**Data**
((

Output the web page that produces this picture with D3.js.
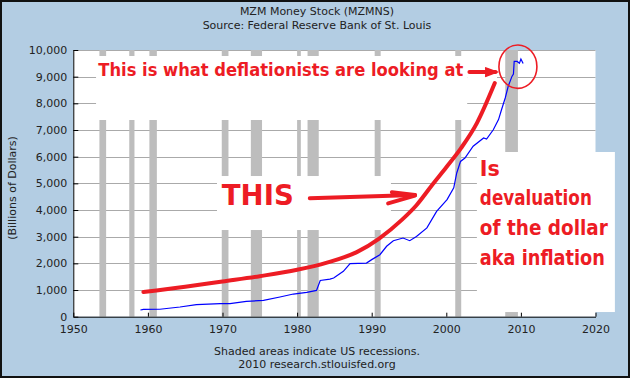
<!DOCTYPE html>
<html>
<head>
<meta charset="utf-8">
<title>MZM Money Stock</title>
<style>
  body { margin: 0; }
  svg { display: block; font-family: "DejaVu Sans", Verdana, sans-serif; }
</style>
</head>
<body>
<script src="https://d3js.org/d3.v7.min.js"></script>
<script>
// MZM money stock, billions of dollars
var mzmYears = [1959.0, 1959.4, 1961.6, 1964.3, 1966.5, 1969.7, 1971.0, 1973.2, 1975.5, 1977.7,
  1979.5, 1981.3, 1982.6, 1983.1, 1984.4, 1984.9, 1986.2, 1987.1, 1989.3, 1990.0,
  1991.1, 1992.0, 1992.9, 1994.2, 1995.1, 1996.0, 1997.4, 1998.7, 2000.1, 2001.0,
  2001.4, 2001.9, 2002.5, 2003.6, 2005.0, 2005.4, 2006.3, 2007.0, 2007.4, 2007.9,
  2008.3, 2008.8, 2009.0, 2009.1, 2009.5, 2009.8, 2010.0, 2010.3];
var mzmValues = [250, 277, 280, 363, 450, 490, 490, 575, 610, 740,
  850, 910, 985, 1360, 1410, 1450, 1700, 1990, 2010, 2140,
  2325, 2640, 2850, 2950, 2850, 3010, 3330, 3950, 4390, 4830,
  5390, 5820, 5950, 6390, 6700, 6660, 7010, 7390, 7760, 8200,
  8640, 9010, 9100, 9570, 9570, 9500, 9660, 9490];

// hand drawn red curve
var curveYears = [1959.4, 1965, 1970, 1975, 1980, 1984, 1988, 1991, 1994, 1996,
  1998, 2000, 2002, 2004.1, 2006.5];
var curveValues = [925, 1120, 1320, 1520, 1760, 2030, 2420, 2930, 3620, 4180,
  4900, 5600, 6330, 7260, 8760];

// US recessions
var recStart = [1953.5, 1957.5, 1960.2, 1969.9, 1973.8, 1980.0, 1981.4, 1990.4, 2001.2, 2007.9];
var recEnd = [1954.4, 1958.2, 1961.2, 1970.8, 1975.3, 1980.5, 1982.9, 1991.2, 2002.0, 2009.6];

var xTicks = [1950, 1960, 1970, 1980, 1990, 2000, 2010, 2020];
var yTicks = [0, 1000, 2000, 3000, 4000, 5000, 6000, 7000, 8000, 9000, 10000];

var width = 630, height = 378;
var plotL = 73.3, plotR = 595.5, plotT = 50, plotB = 316.7;
var red = '#ed1c24';

var x = d3.scaleLinear().domain([1950, 2020]).range([plotL, plotR]);
var y = d3.scaleLinear().domain([0, 10000]).range([plotB, plotT]);

var svg = d3.select('body').append('svg')
  .attr('width', width)
  .attr('height', height);

// background + border
svg.append('rect').attr('x', 1).attr('y', 1)
  .attr('width', width - 2).attr('height', height - 2)
  .attr('fill', '#b3cde3').attr('stroke', '#111').attr('stroke-width', 2);

// plot area
svg.append('rect').attr('x', plotL).attr('y', plotT)
  .attr('width', plotR - plotL).attr('height', plotB - plotT)
  .attr('fill', '#fff');

// grid
svg.append('g').selectAll('line').data(yTicks.filter(d => d > 0)).enter()
  .append('line')
  .attr('x1', plotL).attr('x2', plotR)
  .attr('y1', d => Math.round(y(d)) + 0.5).attr('y2', d => Math.round(y(d)) + 0.5)
  .attr('stroke', '#aaa');

// recession bars
svg.append('g').selectAll('rect').data(recStart).enter()
  .append('rect')
  .attr('x', d => x(d))
  .attr('width', (d, i) => x(recEnd[i]) - x(d))
  .attr('y', plotT)
  .attr('height', plotB - plotT)
  .attr('fill', '#bdbdbd');

// mzm series
var mzm = mzmYears.map((d, i) => [d, mzmValues[i]]);
svg.append('path').datum(mzm)
  .attr('d', d3.line().x(d => x(d[0])).y(d => y(d[1])))
  .attr('fill', 'none').attr('stroke', '#0000ff').attr('stroke-width', 1.2);

// axes
var yAxis = svg.append('g').attr('transform', `translate(${plotL},0)`)
  .call(d3.axisLeft(y).tickValues(yTicks).tickFormat(d3.format(','))
    .tickSizeInner(-5).tickSizeOuter(0).tickPadding(6));
var xAxis = svg.append('g').attr('transform', `translate(0,${plotB})`)
  .call(d3.axisBottom(x).tickValues(xTicks).tickFormat(d3.format('d'))
    .tickSizeInner(-4).tickSizeOuter(0).tickPadding(9));
[yAxis, xAxis].forEach(function (a) {
  a.selectAll('text').attr('font-size', 11).attr('fill', '#222')
    .attr('font-family', '"DejaVu Sans", Verdana, sans-serif');
  a.select('.domain').attr('stroke', '#000');
  a.selectAll('.tick line').attr('stroke', '#000');
});

// titles
var titles = svg.append('g').attr('font-size', 11).attr('fill', '#222').attr('text-anchor', 'middle');
titles.append('text').attr('x', 317).attr('y', 15).text('MZM Money Stock (MZMNS)');
titles.append('text').attr('x', 317).attr('y', 28.5).text('Source: Federal Reserve Bank of St. Louis');
titles.append('text').attr('x', 317).attr('y', 355).text('Shaded areas indicate US recessions.');
titles.append('text').attr('x', 317).attr('y', 368).text('2010 research.stlouisfed.org');
titles.append('text').attr('transform', 'translate(16,188) rotate(-90)').text('(Billions of Dollars)');

// pasted annotation boxes (white backgrounds), in data units
var boxes = [
  [1953.05, 2002.8, 9775, 7375],
  [2002.8, 2006.8, 9775, 8300],
  [1969.26, 1992.58, 5275, 3250],
  [2004.1, 2022.6, 6175, 175]
];
svg.append('g').selectAll('rect').data(boxes).enter()
  .append('rect')
  .attr('x', d => x(d[0])).attr('width', d => x(d[1]) - x(d[0]))
  .attr('y', d => y(d[2])).attr('height', d => y(d[3]) - y(d[2]))
  .attr('fill', '#fff');

// red hand drawn curve
var curve = curveYears.map((d, i) => [d, curveValues[i]]);
svg.append('path').datum(curve)
  .attr('d', d3.line().curve(d3.curveMonotoneX).x(d => x(d[0])).y(d => y(d[1])))
  .attr('fill', 'none').attr('stroke', red).attr('stroke-width', 4).attr('stroke-linecap', 'round');

var ann = svg.append('g').attr('fill', red).attr('font-weight', 'bold')
  .attr('font-family', '"Comic Sans MS", "DejaVu Sans", sans-serif');
function label(txt, yr, val, size, w) {
  ann.append('text').attr('x', x(yr)).attr('y', y(val))
    .attr('font-size', size)
    .attr('textLength', w).attr('lengthAdjust', 'spacingAndGlyphs')
    .text(txt);
}
label('This is what deflationists are looking at', 1953.35, 9025, 18, 365);
label('THIS', 1969.9, 4190, 28, 72);
label('Is', 2004.5, 5275, 22, 20);
label('devaluation', 2004.5, 4190, 22, 112);
label('of the dollar', 2004.5, 3065, 21, 128);
label('aka inflation', 2004.5, 1940, 21, 125);

// arrows
var arrows = [
  [[1981.7, 4440], [1995.8, 4560]],
  [[1992.7, 4665], [1995.8, 4560]],
  [[1992.2, 4250], [1995.8, 4540]],
  [[2003.1, 9175], [2006.6, 9175]]
];
svg.append('g').selectAll('line').data(arrows).enter()
  .append('line')
  .attr('x1', d => x(d[0][0])).attr('y1', d => y(d[0][1]))
  .attr('x2', d => x(d[1][0])).attr('y2', d => y(d[1][1]))
  .attr('stroke', red).attr('stroke-width', 4).attr('stroke-linecap', 'round');
// head of top arrow
var head = [[2005.2, 9340], [2006.8, 9175], [2005.2, 9000]];
svg.append('path').datum(head)
  .attr('d', d3.line().x(d => x(d[0])).y(d => y(d[1])))
  .attr('fill', red).attr('stroke', red).attr('stroke-width', 1.5);

// circle round the peak
svg.append('ellipse')
  .attr('cx', x(2009.6)).attr('cy', y(9375))
  .attr('rx', 19).attr('ry', 21.7)
  .attr('fill', 'none').attr('stroke', red).attr('stroke-width', 1.6);
</script>
</body>
</html>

))

**Task statement**
Return the material line for line, from its beginning to the line that contains "4900, 5600, 6330, 7260, 8760];", with the pictures left out.

**Right answer**
Output the web page that produces this picture with D3.js.
<!DOCTYPE html>
<html>
<head>
<meta charset="utf-8">
<title>MZM Money Stock</title>
<style>
  body { margin: 0; }
  svg { display: block; font-family: "DejaVu Sans", Verdana, sans-serif; }
</style>
</head>
<body>
<script src="https://d3js.org/d3.v7.min.js"></script>
<script>
// MZM money stock, billions of dollars
var mzmYears = [1959.0, 1959.4, 1961.6, 1964.3, 1966.5, 1969.7, 1971.0, 1973.2, 1975.5, 1977.7,
  1979.5, 1981.3, 1982.6, 1983.1, 1984.4, 1984.9, 1986.2, 1987.1, 1989.3, 1990.0,
  1991.1, 1992.0, 1992.9, 1994.2, 1995.1, 1996.0, 1997.4, 1998.7, 2000.1, 2001.0,
  2001.4, 2001.9, 2002.5, 2003.6, 2005.0, 2005.4, 2006.3, 2007.0, 2007.4, 2007.9,
  2008.3, 2008.8, 2009.0, 2009.1, 2009.5, 2009.8, 2010.0, 2010.3];
var mzmValues = [250, 277, 280, 363, 450, 490, 490, 575, 610, 740,
  850, 910, 985, 1360, 1410, 1450, 1700, 1990, 2010, 2140,
  2325, 2640, 2850, 2950, 2850, 3010, 3330, 3950, 4390, 4830,
  5390, 5820, 5950, 6390, 6700, 6660, 7010, 7390, 7760, 8200,
  8640, 9010, 9100, 9570, 9570, 9500, 9660, 9490];

// hand drawn red curve
var curveYears = [1959.4, 1965, 1970, 1975, 1980, 1984, 1988, 1991, 1994, 1996,
  1998, 2000, 2002, 2004.1, 2006.5];
var curveValues = [925, 1120, 1320, 1520, 1760, 2030, 2420, 2930, 3620, 4180,
  4900, 5600, 6330, 7260, 8760];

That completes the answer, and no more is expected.